In re Meyer

OPINION OF THE COURT

Per Curiam.

Respondent Gary K. Meyer was admitted to the practice of *18law in New York by the Second Judicial Department on March 19, 1969. At all times relevant herein respondent has maintained an office for the practice of law within the First Judicial Department.

On August 6, 1993, respondent pleaded guilty in the United States District Court for the Southern District of New York to one count of conspiracy to commit mail fraud, in violation of 18 USC § 371, which constitutes a felony under the United States Code.

On February 4, 1994, respondent was sentenced to a term of imprisonment of 27 months and upon release from prison to probation for a period of two years. Respondent was further ordered to pay a fine in the amount of $40,000.

Respondent was the Secretary-Treasurer and a Director of Sloans Supermarkets, Inc., an entity which owned approximately 30 supermarkets in New York City. In connection with a program that allowed a customer to present a coupon clipped from a newspaper or magazine for a product in order to receive a discount from Sloans for the purchase, respondent and his coconspirators purchased millions of dollars worth of coupons from persons who would mass cut them from newspapers, magazines and circulars, which were not used for the purchase of any product. Sloans paid these persons a percentage of the face value of the mass-cut coupons. Sloans commingled the purchased coupons with coupons it legitimately received from consumers despite the fact that the redemption policies set by the manufacturers required that the only coupons that qualified for redemption were those coupons received by a store in connection with the sale of the products specified on the coupons. Respondent, on behalf of Sloans, knowingly purchased these mass-cut coupons for the purpose of falsely and fraudulently redeeming them through the clearinghouse.

As Secretary-Treasurer and a Director of Sloans, respondent regularly wrote checks in payment for the mass-cut coupons.

Sloans received payment for the mass-cut coupons from the clearinghouse in excess of one million dollars.
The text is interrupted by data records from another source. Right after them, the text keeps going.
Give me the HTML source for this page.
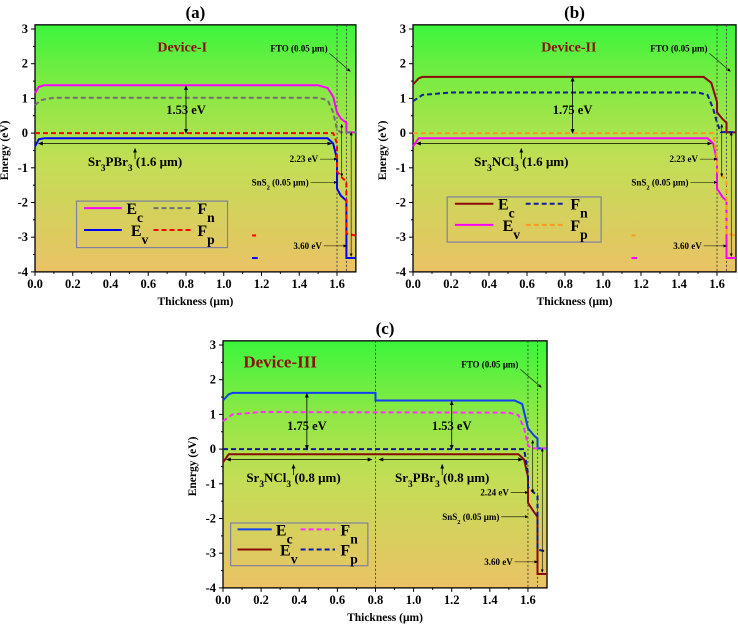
<!DOCTYPE html>
<html><head><meta charset="utf-8"><style>
html,body{margin:0;padding:0;background:#fff;width:738px;height:626px;overflow:hidden}
svg{display:block;font-family:"Liberation Serif",serif;font-weight:bold}
</style></head><body>
<svg id="fig" width="738" height="626" viewBox="0 0 738 626" xmlns="http://www.w3.org/2000/svg">
<defs>
<linearGradient id="bg" x1="0" y1="0" x2="0" y2="1">
<stop offset="0" stop-color="#3cf53c"/><stop offset="0.3" stop-color="#8ee845"/><stop offset="0.55" stop-color="#c2de55"/><stop offset="1" stop-color="#eac265"/>
</linearGradient>
<marker id="ah" markerWidth="6" markerHeight="6" refX="5" refY="3" orient="auto"><path d="M0,0.5 L6,3 L0,5.5 z" fill="#000"/></marker>
<marker id="at" markerWidth="6" markerHeight="6" refX="1" refY="3" orient="auto"><path d="M6,0.5 L0,3 L6,5.5 z" fill="#000"/></marker>
</defs>
</svg>
<script>
// ---- data (x in µm, energy in eV) ----
const xTicks = [0,0.2,0.4,0.6,0.8,1.0,1.2,1.4,1.6];
const yTicks = [3,2,1,0,-1,-2,-3,-4];
// Panel (a) Device-I
const aEc = [[0,1.15],[0.02,1.33],[0.05,1.38],[1.5,1.38],[1.55,1.3],[1.58,1.05],[1.6,0.6],[1.62,0.42],[1.65,0.3],[1.65,0.02],[1.7,0.02]];
const aEv = [[0,-0.38],[0.02,-0.18],[0.05,-0.15],[1.55,-0.15],[1.58,-0.3],[1.6,-0.75],[1.6,-1.6],[1.62,-1.8],[1.65,-1.95],[1.65,-3.6],[1.7,-3.6]];
const aFn = [[0,0.8],[0.03,0.95],[0.1,1.02],[1.5,1.02],[1.55,0.95],[1.58,0.6],[1.6,0.1],[1.62,0.02],[1.7,0.02]];
const aFp = [[0,0],[1.58,0],[1.6,-0.3],[1.6,-1.1],[1.62,-1.25],[1.65,-1.4],[1.65,-2.9],[1.7,-2.95]];
// Panel (b) Device-II
const bEc = [[0,1.4],[0.03,1.58],[0.05,1.62],[1.53,1.62],[1.57,1.45],[1.6,0.9],[1.6,0.6],[1.63,0.4],[1.65,0.3],[1.65,0.02],[1.7,0.02]];
const bEv = [[0,-0.38],[0.03,-0.15],[1.55,-0.15],[1.58,-0.3],[1.6,-0.8],[1.6,-1.6],[1.63,-1.85],[1.65,-1.95],[1.65,-3.6],[1.7,-3.6]];
const bFn = [[0,0.92],[0.05,1.1],[0.2,1.17],[1.5,1.17],[1.55,1.1],[1.58,0.7],[1.6,0.3],[1.62,0.03],[1.7,0.03]];
const bFp = [[0,0],[1.58,0],[1.6,-0.7],[1.6,-1.1],[1.63,-1.25],[1.65,-1.4],[1.65,-2.9],[1.7,-2.95]];
// Panel (c) Device-III
const cEc = [[0,1.4],[0.03,1.58],[0.05,1.62],[0.8,1.62],[0.8,1.4],[1.53,1.4],[1.57,1.3],[1.6,0.6],[1.63,0.4],[1.65,0.3],[1.65,0.02],[1.7,0.02]];
const cEv = [[0,-0.38],[0.03,-0.15],[1.55,-0.15],[1.58,-0.3],[1.6,-0.8],[1.6,-1.55],[1.63,-1.8],[1.65,-1.95],[1.65,-3.6],[1.7,-3.6]];
const cFn = [[0,0.8],[0.05,1.0],[0.2,1.07],[1.5,1.05],[1.55,0.98],[1.58,0.6],[1.6,0.1],[1.62,0.02],[1.7,0.02]];
const cFp = [[0,0],[1.58,0],[1.6,-0.7],[1.6,-1.1],[1.63,-1.25],[1.65,-1.35],[1.65,-2.9],[1.7,-2.95]];

const NS="http://www.w3.org/2000/svg";
const svg=document.getElementById('fig');
function mk(tag,attrs,parent){const e=document.createElementNS(NS,tag);for(const k in attrs)e.setAttribute(k,attrs[k]);(parent||svg).appendChild(e);return e;}
function txt(parent,x,y,parts,size,fill,anchor,subScale){
  const t=mk('text',{x:x,y:y,'font-size':size,fill:fill||'#000','text-anchor':anchor||'start'},parent);
  parts.forEach(p=>{const s=mk('tspan',{},t);if(p[1])s.setAttribute('baseline-shift','sub'),s.setAttribute('font-size',size*(subScale||0.72));s.textContent=p[0];});
  return t;
}

function panel(cfg){
  const g=mk('g',{});
  
  
  const X=v=>cfg.x0+v*cfg.sx, Y=v=>cfg.y0+(3-v)*34.7;
  const bg=mk('rect',{x:X(0),y:Y(3.12),width:X(1.7)-X(0),height:Y(-4)-Y(3.12),fill:'url(#bg)',stroke:'#000','stroke-width':1.3},g);
  
  
  xTicks.forEach(v=>{mk('line',{x1:X(v),x2:X(v),y1:Y(-4),y2:Y(-4)+4,stroke:'#000'},g);
    const t=txt(g,X(v),Y(-4)+16,[[v.toFixed(1)]],12.5,'#000','middle');
    
    });
  xTicks.forEach(v=>{if(v+0.1<=1.7)mk('line',{x1:X(v+0.1),x2:X(v+0.1),y1:Y(-4),y2:Y(-4)+2,stroke:'#000'},g);});
  yTicks.forEach(v=>{mk('line',{x1:X(0)-4,x2:X(0),y1:Y(v),y2:Y(v),stroke:'#000'},g);
    if(v>-4)mk('line',{x1:X(0)-2,x2:X(0),y1:Y(v-0.5),y2:Y(v-0.5),stroke:'#000'},g);
    const t=txt(g,X(0)-7,Y(v)+4,[[String(v)]],12.5,'#000','end');
    
    });
  const xt=txt(g,X(0.85),Y(-4)+33,[['Thickness ('],['\u03bcm'],[')']],11.5,'#000','middle');
  
  
  const yt=txt(g,0,0,[['Energy (eV)']],11.5,'#000','middle');
  yt.setAttribute('transform',`translate(${X(0)-27},${Y(-0.5)}) rotate(-90)`);
  
  
  const pt=txt(g,X(0.85),cfg.titleY,[[cfg.title]],17,'#000','middle');
  
  
  cfg.bounds.forEach(b=>{const l=mk('line',{x1:X(b),x2:X(b),y1:Y(3.12),y2:Y(-4),stroke:'#333','stroke-width':0.8,'stroke-dasharray':'2,2'},g);
    });
  const pts=a=>a.map(p=>X(p[0]).toFixed(1)+','+Y(p[1]).toFixed(1)).join(' ');
  cfg.series.forEach(s=>{const l=mk('polyline',{points:pts(s.d),fill:'none',stroke:s.c,'stroke-width':2,'stroke-dasharray':s.dash?'5,3':'none'},g);
    });
  cfg.stray.forEach(s=>{mk('line',{x1:X(1.15),x2:X(1.18),y1:Y(s[1]),y2:Y(s[1]),stroke:s[0],'stroke-width':2,'stroke-dasharray':s[2]?'4,3':'none'},g);});
  const arrow=(x1,y1,x2,y2,both,w)=>{const l=mk('line',{x1:X(x1),y1:Y(y1),x2:X(x2),y2:Y(y2),stroke:'#000','stroke-width':w||0.8,'marker-end':'url(#ah)'},g);if(both)l.setAttribute('marker-start','url(#at)');return l;};
  const dl=txt(g,X(cfg.devX),Y(2.35),[[cfg.device]],cfg.devSize,'#8b1010','middle');
  
  cfg.gaps.forEach(gp=>{arrow(gp.x,0,gp.x,gp.top,true);
    const t=txt(g,X(gp.x),Y(0.55),[[gp.label]],12.5,'#000','middle');});
  cfg.layers.forEach(ly=>{arrow(ly.x1,-0.3,ly.x2,-0.3,true);arrow(ly.ax,-0.75,ly.ax,-0.45,false);
    const t=txt(g,X(ly.tx),Y(-0.95),ly.parts,13,'#000','middle');});
  const f=txt(g,X(1.55),Y(2.35),[['FTO (0.05 '],['\u03bcm'],[')']],9,'#000','end');
  arrow(1.56,2.3,1.67,1.78,false,0.6);
  const g1=txt(g,X(1.5),Y(cfg.gapY)+3,[[cfg.gap2]],9,'#000','end');
  arrow(1.51,cfg.gapY,1.6,cfg.gapY,false,0.6);
  const s2=txt(g,X(1.45),Y(cfg.snsY)+3,[['SnS'],['2',1],[' (0.05 '],['\u03bcm'],[')']],9,'#000','end');
  arrow(1.46,cfg.snsY,1.6,cfg.snsY,false,0.6);
  const f3=txt(g,X(1.52),Y(-3.25)+3,[['3.60 eV']],9,'#000','end');
  arrow(1.53,-3.25,1.65,-3.25,false,0.6);
  arrow(1.625,0.25,1.625,-1.25,true,0.6);
  arrow(1.675,0.02,1.675,-3.55,true,0.6);
  // legend
  const L=cfg.leg;const lg=mk('g',{},g);
  
  const bx=X(L.x1),by=Y(L.y1),bw=X(L.x2)-X(L.x1),bh=Y(L.y2)-Y(L.y1);
  mk('rect',{x:bx,y:by,width:bw,height:bh,fill:'none',stroke:'#8080a0','stroke-width':1.2},lg);
  const ent=[[cfg.series[0],0,0,'E','c',0.33],[cfg.series[2],1,0,'F','n',0.8],[cfg.series[1],0,1,'E','v',0.36],[cfg.series[3],1,1,'F','p',0.8]];
  ent.forEach(e=>{const s=e[0];const lx=bx+bw*(e[1]?0.51:0.05),ly=by+bh*(e[2]?0.62:0.15);
    const l=mk('line',{x1:lx,x2:lx+bw*0.25,y1:ly,y2:ly,stroke:s.c,'stroke-width':2,'stroke-dasharray':s.dash?'5,3':'none'},lg);
    
    const t=txt(lg,bx+bw*e[5],ly+6,[[e[3]],[e[4],1]],16,'#000','start',0.85);
    });
}

panel({name:'panel-a',x0:35,sx:188.75,y0:29,title:'(a)',titleY:18,device:'Device-I',devX:0.78,devSize:14,bounds:[1.6,1.65],
  series:[{n:'ec-line',d:aEc,c:'#ff00ff'},{n:'ev-line',d:aEv,c:'#0000ff'},{n:'fn-line',d:aFn,c:'#707070',dash:1},{n:'fp-line',d:aFp,c:'#ff0000',dash:1}],
  stray:[['#ff0000',-2.95,1],['#0000ff',-3.6]],
  gaps:[{x:0.8,top:1.36,label:'1.53 eV'}],
  layers:[{x1:0.02,x2:1.57,ax:0.53,tx:0.53,parts:[['Sr'],['3',1],['PBr'],['3',1],[' (1.6 '],['\u03bcm'],[')']]}],
  gap2:'2.23 eV',gapY:-0.75,snsY:-1.42,
  leg:{x1:0.22,x2:1.02,y1:-1.96,y2:-3.3}});
panel({name:'panel-b',x0:413,sx:190,y0:29,title:'(b)',titleY:18,device:'Device-II',devX:0.82,devSize:14,bounds:[1.6,1.65],
  series:[{n:'ec-line',d:bEc,c:'#8b0a0a'},{n:'ev-line',d:bEv,c:'#ff00ff'},{n:'fn-line',d:bFn,c:'#1020a0',dash:1},{n:'fp-line',d:bFp,c:'#ff9a20',dash:1}],
  stray:[['#ff9a20',-2.95,1],['#ff00ff',-3.6]],
  gaps:[{x:0.84,top:1.6,label:'1.75 eV'}],
  layers:[{x1:0.02,x2:1.57,ax:0.57,tx:0.57,parts:[['Sr'],['3',1],['NCl'],['3',1],[' (1.6 '],['\u03bcm'],[')']]}],
  gap2:'2.23 eV',gapY:-0.75,snsY:-1.42,
  leg:{x1:0.18,x2:0.99,y1:-1.84,y2:-3.14}});
panel({name:'panel-c',x0:223,sx:190.6,y0:345,title:'(c)',titleY:334,device:'Device-III',devX:0.3,devSize:17,bounds:[0.8,1.6,1.65],
  series:[{n:'ec-line',d:cEc,c:'#1040f0'},{n:'ev-line',d:cEv,c:'#8b0a0a'},{n:'fn-line',d:cFn,c:'#ff30ff',dash:1},{n:'fp-line',d:cFp,c:'#0a1a9a',dash:1}],
  stray:[],
  gaps:[{x:0.44,top:1.6,label:'1.75 eV'},{x:1.2,top:1.38,label:'1.53 eV'}],
  layers:[{x1:0.02,x2:0.78,ax:0.37,tx:0.37,parts:[['Sr'],['3',1],['NCl'],['3',1],[' (0.8 '],['\u03bcm'],[')']]},
          {x1:0.82,x2:1.57,ax:1.15,tx:1.15,parts:[['Sr'],['3',1],['PBr'],['3',1],[' (0.8 '],['\u03bcm'],[')']]}],
  gap2:'2.24 eV',gapY:-1.25,snsY:-1.95,
  leg:{x1:0.04,x2:0.76,y1:-2.13,y2:-3.36}});
</script>
</body></html>
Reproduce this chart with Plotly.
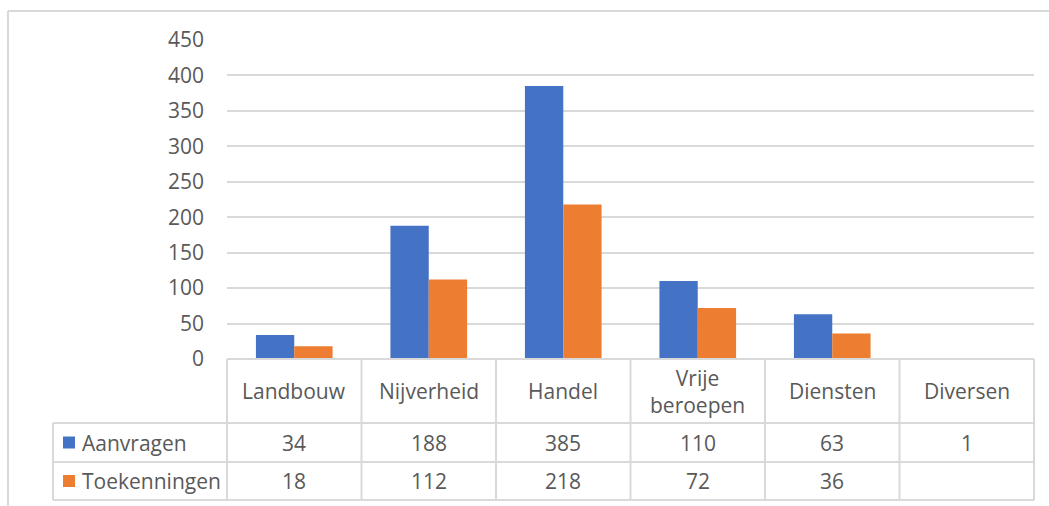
import plotly.graph_objects as go

# Data
categories = ["Landbouw", "Nijverheid", "Handel", "Vrije<br>beroepen", "Diensten", "Diversen"]
series_names = ["Aanvragen", "Toekenningen"]
aanvragen = [34, 188, 385, 110, 63, 1]
toekenningen = [18, 112, 218, 72, 36, None]
y_ticks = [0, 50, 100, 150, 200, 250, 300, 350, 400, 450]

W, H = 1049, 506
BLUE = "#4472C4"
ORANGE = "#ED7D31"
TEXT = "#595959"
LINE = "#D9D9D9"
FONT = "Open Sans"


def X(p):
    return p / W


def Y(p):
    return 1 - p / H


# plot area / table geometry (pixels)
plot_left, plot_right = 227, 1034
plot_top, plot_bottom = 40, 359
legend_left = 53
row_lines = [423, 462, 500]
ncat = len(categories)
col_w = (plot_right - plot_left) / ncat

fig = go.Figure()
for name, vals, color in [(series_names[0], aanvragen, BLUE), (series_names[1], toekenningen, ORANGE)]:
    fig.add_trace(go.Bar(
        x=list(range(ncat)), y=vals, name=name,
        marker=dict(color=color, line=dict(width=0)),
        showlegend=False, hoverinfo="y",
    ))

shapes = []
# outer chart border (top and left)
shapes.append(dict(type="line", xref="paper", yref="paper", x0=X(8), x1=X(1049), y0=Y(11), y1=Y(11),
                   line=dict(color=LINE, width=2)))
shapes.append(dict(type="line", xref="paper", yref="paper", x0=X(8), x1=X(8), y0=Y(11), y1=Y(506),
                   line=dict(color=LINE, width=2)))
# table horizontal lines
shapes.append(dict(type="line", xref="paper", yref="paper", x0=X(plot_left), x1=X(plot_right),
                   y0=Y(plot_bottom), y1=Y(plot_bottom), line=dict(color=LINE, width=2)))
for ry in row_lines:
    shapes.append(dict(type="line", xref="paper", yref="paper", x0=X(legend_left), x1=X(plot_right),
                       y0=Y(ry), y1=Y(ry), line=dict(color=LINE, width=2)))
# table vertical lines
shapes.append(dict(type="line", xref="paper", yref="paper", x0=X(legend_left), x1=X(legend_left),
                   y0=Y(row_lines[0]), y1=Y(row_lines[-1]), line=dict(color=LINE, width=2)))
for i in range(ncat + 1):
    cx = plot_left + i * col_w
    shapes.append(dict(type="line", xref="paper", yref="paper", x0=X(cx), x1=X(cx),
                       y0=Y(plot_bottom), y1=Y(row_lines[-1]), line=dict(color=LINE, width=2)))

# legend keys in the table
for r, color in enumerate([BLUE, ORANGE]):
    top = row_lines[r]
    bot = row_lines[r + 1]
    mid = (top + bot) / 2
    shapes.append(dict(type="rect", xref="paper", yref="paper", x0=X(63), x1=X(75),
                       y0=Y(mid - 6), y1=Y(mid + 6), fillcolor=color, line=dict(width=0)))

annotations = []
font = dict(family=FONT, size=21, color=TEXT)
# category header
header_mid = (plot_bottom + row_lines[0]) / 2
for i, cat in enumerate(categories):
    cx = plot_left + (i + 0.5) * col_w
    annotations.append(dict(xref="paper", yref="paper", x=X(cx), y=Y(header_mid), text=cat,
                            showarrow=False, font=font, xanchor="center", yanchor="middle"))
# series rows
for r, (name, vals) in enumerate([(series_names[0], aanvragen), (series_names[1], toekenningen)]):
    mid = (row_lines[r] + row_lines[r + 1]) / 2
    annotations.append(dict(xref="paper", yref="paper", x=X(80), y=Y(mid), text=name,
                            showarrow=False, font=font, xanchor="left", yanchor="middle"))
    for i, v in enumerate(vals):
        if v is None:
            continue
        cx = plot_left + (i + 0.5) * col_w
        annotations.append(dict(xref="paper", yref="paper", x=X(cx), y=Y(mid), text=str(v),
                                showarrow=False, font=font, xanchor="center", yanchor="middle"))

fig.update_layout(
    width=W, height=H,
    margin=dict(l=0, r=0, t=0, b=0, pad=0),
    paper_bgcolor="white", plot_bgcolor="white",
    barmode="group", bargap=0.43, bargroupgap=0,
    shapes=shapes, annotations=annotations,
    xaxis=dict(domain=[X(plot_left), X(plot_right)], range=[-0.5, ncat - 0.5], automargin=False,
               showticklabels=False, showgrid=False, zeroline=False, showline=False, ticks=""),
    yaxis=dict(domain=[Y(plot_bottom), Y(plot_top)], range=[0, 450], tickvals=y_ticks, automargin=False,
               showgrid=True, gridcolor=LINE, gridwidth=2, zeroline=False, showline=False,
               ticks="", ticklabelstandoff=22, tickfont=font),
)

fig.write_html("out.html")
By petition dated December 13, 1993, the Departmental Disciplinary Committee seeks an order pursuant to Judiciary Law § 90 (4) (b) striking respondent’s name from the roll of attorneys on the ground that respondent’s Federal criminal offense, if committed in New York, would be a felony, and thus, is a proper predicate for automatic disbarment.

*19In determining whether an attorney’s conduct satisfies the elements of a New York felony, we hold that respondent’s admissions in the plea allocution are sufficient to satisfy the elements of larceny, a felony under New York law, and constitute a predicate for automatic disbarment. (See, Matter of Catalfo, 181 AD2d 213; Matter of Powsner, 195 AD2d 21.)

Respondent’s cross motion for an order determining that the crime of which he has been convicted is a "serious crime”, suspending him from the practice of law, and referring this matter to the Committee for a hearing, is denied. The fact that respondent was acting in a corporate rather than an individual capacity is of no moment to the issue of larceny.

Accordingly, the Committee’s petition is granted and respondent’s name is stricken from the roll of attorneys pursuant to Judiciary Law § 90 (4) (b).

Murphy, P. J., Sullivan, Carro, Wallach and Tom, JJ., concur.

Petition granted, and respondent’s name struck from the roll of attorneys and counselors-at-law in the State of New York, effective June 7, 1994; respondent’s cross motion for an order finding that he was convicted of a serious crime and directing that a hearing be held is denied.